Ya olacağız, ya öleceğiz.
İLK ADIM KARAKOZAK’A SÜLEYMAN ŞAH’I YENİDEN GÖTÜRMEK OLAMAZ MI?
Söğüt’te Ertuğrul Gazi’yi anma töreninde konuşan MHP lideri Devlet Bahçeli’nin, “Süleyman Şah Türbesi” ile ilgili açıklamasının zamanlamasının çok manidar olduğunu düşünüyorum.
Türkiye’nin sınır dışındaki tek vatan toprağı olan Karakozak’taki Şüleyman Şah Saygı Karakolu maalesef PKK ele başı Öcalan’ın selamladığı “Eşme Ruhu”na kurban edilmişti! Süleyman Şah Saygı Karakolu (Türbesi) DEAŞ tehdidi gerekçe gösterilerek 2015 yılının Şubat’ında bir gece ansızın boşaltıldı. Süleyman Şah ve 2 süvarisinin sandukaları Suriye Eşmesi’ne (YPG/PKK kontrolündeki bölgeye) nakledildi. İtiraf ediyorum o dönemdeki propagandadan ben de etkilenmiş ve bu nakili savunmuştum. Ama bu nakilin yanlışlığını zaman içinde anladık.
Zira 2015 Nevruz kutlamalarına İmralı’dan mektup gönderen PKK ele başı Öcalan, o mektubun bir yerine “Eşme ruhunu selamlıyorum” diye bir cümle de eklemişti.
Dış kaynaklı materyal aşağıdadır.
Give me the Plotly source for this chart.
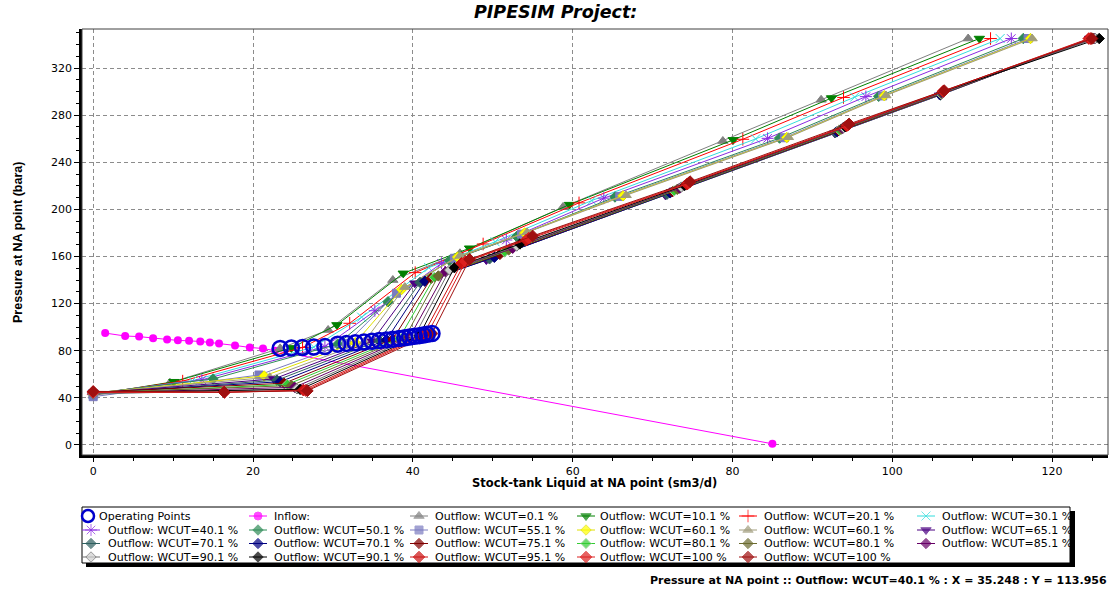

Zaten daha sonra ortaya çıkan bilgiler işin vahametini gösterdi. Amerikalıların Süleyman Şah Türbesi’nin nakledilmesi için Ankara’da tam 7 kez Türk yetkililer ile görüştüğü ortaya çıktı. O görüşmeler sonucunda Türkiye’nin ikna ettiğini açık kaynaklardan öğrendik. Yine hatırlarsanız, o dönemde “DEAŞ tehdidi var” denilirken aynı bölgeye MLKP terör örgütünün kamplarının kurulmasının yolu açıldı. YPG/PKK aynı hatta vaziyet aldı.
Nakilden sonraysa bölgede Türkiye’nin hiç bir askeri faaliyeti söz konusu olamadı. Anlayacağınız büyük bir illüzyon gösterisi ile büyük bir zokayı hep birlikte yutmuş olduk.
Şimdi ceddimiz Süleyman Şah’ın naaşının Karakozak’taki ikinci ebedi istirahatgahına naklinin tam zamanı olduğuna inanıyorum. Türkiye’nin Fırat’ın doğusuna yönelik kararlılığı için bu operasyonun elzem olduğunu düşünüyorum.
Karakozak’ın şu anda Arapça konuşan ancak Karakeçili Yörüklerden oluşan ahalisinin de bu nakli heyecanla beklediğini biliyorum. Hem böylece Mümbiç’te bize verdiği sözü tutmayan Amerika’ya da iyi bir mesaj verilmiş oluruz.